NASA is one of the cases included in The Solution Revolution we wrote about in our last post. Everything started with the 2004 decision by the George W. Bush administration to end the Space Shuttle program upon the completion of the International Space Station. With shorter budgets for public investment ,NASA and the United States federal government decided to turn their attention to something that had never been done before.

That decision would see commercial companies compete for partial federally funded development programs for cargo and crew transportation to space. Specifically, NASA would only pay for parts of the development program that suited its own interest/needs in providing cargo and crew transportation for the ISS and for improving or developing new space technologies to be utilized for future missions. All other development costs would fall to the commercial companies themselves.

A major milestone for civil space exploration

Commercial Orbital Transportation Services (COTS) was a NASA program to coordinate the delivery of crew and cargo to the International Space Station by private companies. Throughout the COTS program, NASA’s partners achieved a number of important spaceflight firsts for the U.S. commercial space industry. This included the first commercial spacecraft to orbit and return to Earth, achieved by SpaceX. The company also was the first commercial provider to resupply the space station. Some other companies as Boeing or Orbital Sciences followed.

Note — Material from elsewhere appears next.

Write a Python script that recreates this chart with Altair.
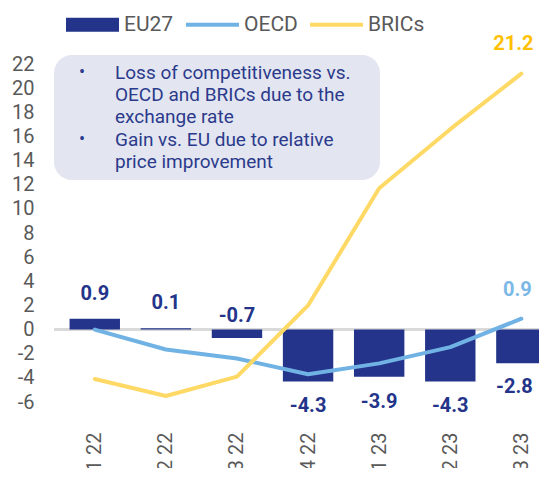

The rockets and spacecraft developed by NASA’s partners under COTS have significantly increased NASA’s ability to conduct new scientific investigations aboard the orbiting laboratory. For most analysts, NASA’s selection of private companies to provide crew transportation to the ISS can be considered as a major milestone for civil space exploration. It also demonstrates the value of public-private partnerships, necessary for leveraging decades of NASA investment and experience in human low-Earth orbit operations and establishing reliable, lower cost commercial systems for delivering cargo and people to the ISS.

For those analysts, the public-private trend in spaceflight is going to flourish in coming years, merging the talent and resources of government engineers and scientists with the research skills, vision and entrepreneurship of academia, nonprofits and the private sector. The trend,  not just at NASA, but also at the U.S. Department of Defense (DoD) and other federal agencies that rely on advanced technology, is coinciding with ever more sophisticated communication and collaboration tools to solve once-intractable problems.